AIM OF THE EXERCISE =
Records follow. Select each line holding "matplotlib".

TASK DATA =
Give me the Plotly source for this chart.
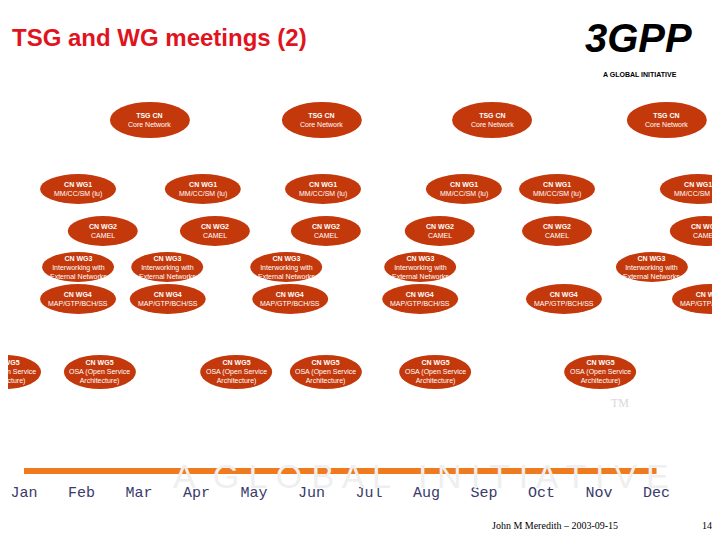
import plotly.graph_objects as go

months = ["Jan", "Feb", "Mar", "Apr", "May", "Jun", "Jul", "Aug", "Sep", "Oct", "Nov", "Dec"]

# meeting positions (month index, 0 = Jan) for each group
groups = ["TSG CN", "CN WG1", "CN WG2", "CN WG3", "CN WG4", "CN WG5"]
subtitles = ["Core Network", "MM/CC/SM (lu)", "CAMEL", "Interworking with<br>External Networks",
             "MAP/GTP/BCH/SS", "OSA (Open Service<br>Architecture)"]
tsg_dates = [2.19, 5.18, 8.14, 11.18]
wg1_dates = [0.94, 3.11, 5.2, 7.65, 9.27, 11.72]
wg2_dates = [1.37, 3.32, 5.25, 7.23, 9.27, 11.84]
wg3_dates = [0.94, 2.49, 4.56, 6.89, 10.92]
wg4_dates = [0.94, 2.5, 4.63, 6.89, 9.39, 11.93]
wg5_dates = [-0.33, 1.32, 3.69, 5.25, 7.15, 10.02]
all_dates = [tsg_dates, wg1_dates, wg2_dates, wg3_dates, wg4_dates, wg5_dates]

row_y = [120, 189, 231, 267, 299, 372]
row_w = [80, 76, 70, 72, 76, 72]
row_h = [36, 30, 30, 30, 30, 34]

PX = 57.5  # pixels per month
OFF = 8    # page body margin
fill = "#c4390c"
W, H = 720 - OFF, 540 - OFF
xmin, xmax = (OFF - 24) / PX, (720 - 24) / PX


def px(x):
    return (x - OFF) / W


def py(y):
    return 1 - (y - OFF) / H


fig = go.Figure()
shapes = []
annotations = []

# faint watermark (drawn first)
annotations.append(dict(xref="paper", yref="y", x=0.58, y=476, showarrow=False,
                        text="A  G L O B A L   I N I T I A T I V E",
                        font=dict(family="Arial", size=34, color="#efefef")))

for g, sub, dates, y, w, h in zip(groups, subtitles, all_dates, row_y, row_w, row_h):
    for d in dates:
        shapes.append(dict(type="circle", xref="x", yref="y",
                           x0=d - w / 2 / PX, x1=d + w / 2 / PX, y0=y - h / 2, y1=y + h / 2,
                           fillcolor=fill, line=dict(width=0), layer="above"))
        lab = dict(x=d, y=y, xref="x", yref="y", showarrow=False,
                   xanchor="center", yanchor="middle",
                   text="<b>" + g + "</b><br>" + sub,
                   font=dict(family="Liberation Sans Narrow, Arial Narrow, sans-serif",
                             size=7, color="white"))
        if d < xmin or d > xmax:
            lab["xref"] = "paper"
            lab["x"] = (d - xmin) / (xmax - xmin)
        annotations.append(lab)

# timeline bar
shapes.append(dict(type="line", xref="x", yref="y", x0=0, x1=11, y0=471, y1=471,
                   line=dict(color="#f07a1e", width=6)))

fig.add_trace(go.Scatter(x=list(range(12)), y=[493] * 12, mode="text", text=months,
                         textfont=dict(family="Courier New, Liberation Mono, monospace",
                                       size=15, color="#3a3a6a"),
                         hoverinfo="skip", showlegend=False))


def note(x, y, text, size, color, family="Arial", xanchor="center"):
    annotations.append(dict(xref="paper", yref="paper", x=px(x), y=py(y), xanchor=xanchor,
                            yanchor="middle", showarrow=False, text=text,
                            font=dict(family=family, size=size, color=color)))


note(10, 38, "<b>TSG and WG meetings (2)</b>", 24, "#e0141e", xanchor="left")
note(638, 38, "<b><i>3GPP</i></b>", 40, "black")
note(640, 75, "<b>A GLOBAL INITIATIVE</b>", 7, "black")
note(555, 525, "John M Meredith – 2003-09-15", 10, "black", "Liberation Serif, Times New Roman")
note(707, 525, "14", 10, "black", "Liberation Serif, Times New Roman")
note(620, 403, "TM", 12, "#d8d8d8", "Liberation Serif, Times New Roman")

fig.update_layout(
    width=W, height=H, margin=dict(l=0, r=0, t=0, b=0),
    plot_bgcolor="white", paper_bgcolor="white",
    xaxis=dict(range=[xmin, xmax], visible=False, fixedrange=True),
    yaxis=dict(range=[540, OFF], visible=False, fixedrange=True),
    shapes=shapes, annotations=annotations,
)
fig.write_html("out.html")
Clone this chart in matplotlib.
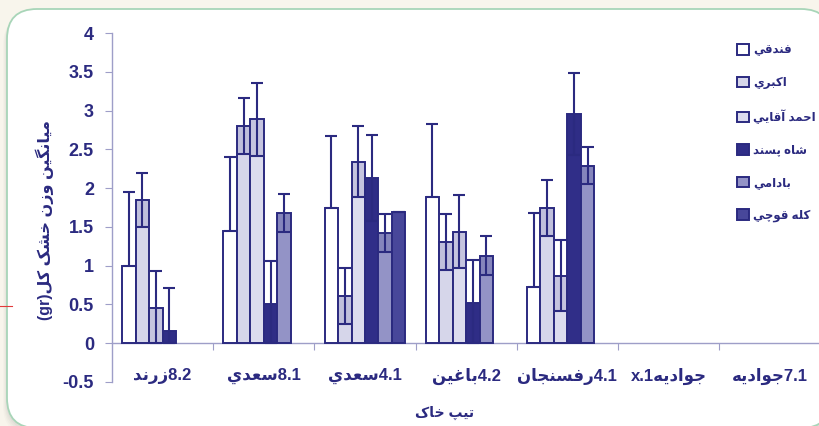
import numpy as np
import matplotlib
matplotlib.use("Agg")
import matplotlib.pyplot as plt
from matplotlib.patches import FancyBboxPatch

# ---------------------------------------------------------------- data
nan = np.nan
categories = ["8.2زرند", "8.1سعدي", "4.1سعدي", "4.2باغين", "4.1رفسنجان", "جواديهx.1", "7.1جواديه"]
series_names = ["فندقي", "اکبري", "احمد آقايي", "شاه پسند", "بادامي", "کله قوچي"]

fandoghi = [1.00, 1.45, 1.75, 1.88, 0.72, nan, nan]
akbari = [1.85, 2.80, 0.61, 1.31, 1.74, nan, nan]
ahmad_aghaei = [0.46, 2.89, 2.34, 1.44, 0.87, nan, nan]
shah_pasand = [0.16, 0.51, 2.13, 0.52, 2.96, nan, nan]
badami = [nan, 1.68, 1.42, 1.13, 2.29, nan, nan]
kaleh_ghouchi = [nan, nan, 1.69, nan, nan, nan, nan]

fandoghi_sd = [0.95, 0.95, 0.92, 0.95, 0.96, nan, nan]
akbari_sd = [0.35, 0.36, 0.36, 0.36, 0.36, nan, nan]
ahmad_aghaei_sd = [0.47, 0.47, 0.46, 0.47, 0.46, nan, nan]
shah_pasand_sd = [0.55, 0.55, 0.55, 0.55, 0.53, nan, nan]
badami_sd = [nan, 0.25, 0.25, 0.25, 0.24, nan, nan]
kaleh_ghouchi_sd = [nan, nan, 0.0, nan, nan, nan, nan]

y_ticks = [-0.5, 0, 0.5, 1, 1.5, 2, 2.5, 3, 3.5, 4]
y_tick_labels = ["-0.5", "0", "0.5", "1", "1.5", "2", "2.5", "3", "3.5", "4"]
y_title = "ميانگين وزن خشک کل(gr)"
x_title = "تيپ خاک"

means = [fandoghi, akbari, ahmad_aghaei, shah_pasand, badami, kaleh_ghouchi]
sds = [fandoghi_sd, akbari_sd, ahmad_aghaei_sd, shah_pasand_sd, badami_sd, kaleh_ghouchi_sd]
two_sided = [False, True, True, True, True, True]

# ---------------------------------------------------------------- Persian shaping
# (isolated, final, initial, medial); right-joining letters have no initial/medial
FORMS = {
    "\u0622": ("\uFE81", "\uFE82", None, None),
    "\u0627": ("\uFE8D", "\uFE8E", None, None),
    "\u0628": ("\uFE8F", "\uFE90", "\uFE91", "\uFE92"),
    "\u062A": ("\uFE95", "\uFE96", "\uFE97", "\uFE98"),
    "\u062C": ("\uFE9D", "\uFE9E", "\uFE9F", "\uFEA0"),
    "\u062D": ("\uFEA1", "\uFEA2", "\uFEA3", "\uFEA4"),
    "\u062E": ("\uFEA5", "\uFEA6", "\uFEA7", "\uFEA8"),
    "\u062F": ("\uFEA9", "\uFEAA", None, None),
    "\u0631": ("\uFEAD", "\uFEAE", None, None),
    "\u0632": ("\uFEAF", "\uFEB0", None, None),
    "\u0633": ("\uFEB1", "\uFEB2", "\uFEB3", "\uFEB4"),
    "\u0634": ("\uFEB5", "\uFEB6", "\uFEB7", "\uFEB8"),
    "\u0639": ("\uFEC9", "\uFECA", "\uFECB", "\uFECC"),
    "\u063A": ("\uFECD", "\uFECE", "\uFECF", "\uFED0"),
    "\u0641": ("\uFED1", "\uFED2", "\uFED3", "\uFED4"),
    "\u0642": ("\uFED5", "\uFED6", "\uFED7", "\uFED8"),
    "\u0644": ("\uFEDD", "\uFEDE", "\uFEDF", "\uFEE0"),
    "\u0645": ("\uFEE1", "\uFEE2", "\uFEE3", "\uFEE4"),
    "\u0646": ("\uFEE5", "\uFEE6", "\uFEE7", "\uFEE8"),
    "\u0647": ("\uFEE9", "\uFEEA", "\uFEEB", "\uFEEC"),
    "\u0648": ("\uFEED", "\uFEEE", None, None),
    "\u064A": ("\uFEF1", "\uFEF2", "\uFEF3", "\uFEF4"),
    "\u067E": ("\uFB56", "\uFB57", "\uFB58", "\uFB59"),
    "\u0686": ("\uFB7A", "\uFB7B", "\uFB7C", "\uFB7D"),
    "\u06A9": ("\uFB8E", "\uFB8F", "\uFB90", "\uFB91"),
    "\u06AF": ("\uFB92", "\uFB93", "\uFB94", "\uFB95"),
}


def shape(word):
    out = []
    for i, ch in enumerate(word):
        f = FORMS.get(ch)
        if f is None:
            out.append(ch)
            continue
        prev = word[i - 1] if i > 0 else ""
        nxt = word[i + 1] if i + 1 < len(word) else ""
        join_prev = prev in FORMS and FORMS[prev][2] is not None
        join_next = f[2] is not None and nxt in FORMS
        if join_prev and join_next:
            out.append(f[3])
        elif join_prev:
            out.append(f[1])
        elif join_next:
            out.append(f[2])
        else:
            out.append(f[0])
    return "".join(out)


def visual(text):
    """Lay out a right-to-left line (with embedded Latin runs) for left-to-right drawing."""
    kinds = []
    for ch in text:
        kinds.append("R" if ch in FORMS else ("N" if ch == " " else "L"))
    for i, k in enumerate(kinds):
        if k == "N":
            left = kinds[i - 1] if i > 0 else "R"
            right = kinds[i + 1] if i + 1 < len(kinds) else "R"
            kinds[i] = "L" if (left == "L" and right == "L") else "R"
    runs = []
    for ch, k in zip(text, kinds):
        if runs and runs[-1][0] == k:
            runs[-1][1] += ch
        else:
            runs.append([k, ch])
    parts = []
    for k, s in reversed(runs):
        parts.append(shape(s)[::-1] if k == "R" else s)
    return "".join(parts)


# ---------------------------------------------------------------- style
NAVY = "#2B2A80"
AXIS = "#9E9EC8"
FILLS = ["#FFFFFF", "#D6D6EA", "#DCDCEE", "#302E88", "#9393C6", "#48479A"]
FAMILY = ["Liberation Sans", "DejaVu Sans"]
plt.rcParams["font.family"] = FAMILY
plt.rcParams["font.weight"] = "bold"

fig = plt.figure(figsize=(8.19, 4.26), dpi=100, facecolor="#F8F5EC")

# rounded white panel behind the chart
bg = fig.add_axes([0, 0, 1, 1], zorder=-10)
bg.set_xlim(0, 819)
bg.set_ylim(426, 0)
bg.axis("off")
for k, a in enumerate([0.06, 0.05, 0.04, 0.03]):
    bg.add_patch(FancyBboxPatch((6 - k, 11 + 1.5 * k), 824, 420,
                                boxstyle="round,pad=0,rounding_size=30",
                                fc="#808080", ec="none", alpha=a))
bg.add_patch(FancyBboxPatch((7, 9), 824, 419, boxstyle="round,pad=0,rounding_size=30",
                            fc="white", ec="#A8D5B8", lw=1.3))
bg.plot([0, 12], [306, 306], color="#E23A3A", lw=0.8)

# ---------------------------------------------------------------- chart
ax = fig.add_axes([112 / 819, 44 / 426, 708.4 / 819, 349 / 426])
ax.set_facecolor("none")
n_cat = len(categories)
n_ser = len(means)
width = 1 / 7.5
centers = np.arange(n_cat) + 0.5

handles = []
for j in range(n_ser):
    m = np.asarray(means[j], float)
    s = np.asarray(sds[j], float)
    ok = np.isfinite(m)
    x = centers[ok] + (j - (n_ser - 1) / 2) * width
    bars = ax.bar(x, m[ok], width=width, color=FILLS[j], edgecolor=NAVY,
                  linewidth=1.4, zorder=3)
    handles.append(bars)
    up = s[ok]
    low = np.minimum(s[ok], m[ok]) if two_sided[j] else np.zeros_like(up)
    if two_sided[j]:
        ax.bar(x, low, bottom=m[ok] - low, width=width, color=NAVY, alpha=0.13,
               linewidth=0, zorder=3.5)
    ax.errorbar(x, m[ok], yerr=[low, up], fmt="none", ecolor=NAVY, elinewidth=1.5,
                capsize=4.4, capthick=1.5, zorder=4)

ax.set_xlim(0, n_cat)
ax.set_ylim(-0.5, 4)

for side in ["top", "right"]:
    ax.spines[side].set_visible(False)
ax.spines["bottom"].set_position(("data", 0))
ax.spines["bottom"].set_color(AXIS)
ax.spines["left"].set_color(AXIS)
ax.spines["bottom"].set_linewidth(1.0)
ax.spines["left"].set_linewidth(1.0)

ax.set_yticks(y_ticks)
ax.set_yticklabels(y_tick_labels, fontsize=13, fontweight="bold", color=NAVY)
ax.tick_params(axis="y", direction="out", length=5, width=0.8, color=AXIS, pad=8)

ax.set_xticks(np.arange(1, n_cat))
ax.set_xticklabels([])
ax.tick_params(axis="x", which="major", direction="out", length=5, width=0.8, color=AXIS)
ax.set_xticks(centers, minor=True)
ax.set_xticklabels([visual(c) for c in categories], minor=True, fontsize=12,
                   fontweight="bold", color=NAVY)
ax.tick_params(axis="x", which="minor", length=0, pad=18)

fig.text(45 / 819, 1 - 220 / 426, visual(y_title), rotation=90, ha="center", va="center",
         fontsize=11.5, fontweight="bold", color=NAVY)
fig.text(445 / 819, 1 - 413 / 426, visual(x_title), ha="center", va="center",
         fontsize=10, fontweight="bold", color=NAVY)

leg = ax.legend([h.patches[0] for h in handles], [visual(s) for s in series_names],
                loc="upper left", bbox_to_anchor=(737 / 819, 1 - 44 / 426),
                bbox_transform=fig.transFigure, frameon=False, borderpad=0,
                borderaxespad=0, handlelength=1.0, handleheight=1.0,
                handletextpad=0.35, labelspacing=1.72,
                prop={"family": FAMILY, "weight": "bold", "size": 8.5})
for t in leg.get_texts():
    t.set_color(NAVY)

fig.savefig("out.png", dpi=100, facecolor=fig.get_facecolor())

TASK SOLUTION =
Clone this chart in matplotlib.
import matplotlib
matplotlib.use("Agg")
import matplotlib.pyplot as plt
from matplotlib.patches import FancyBboxPatch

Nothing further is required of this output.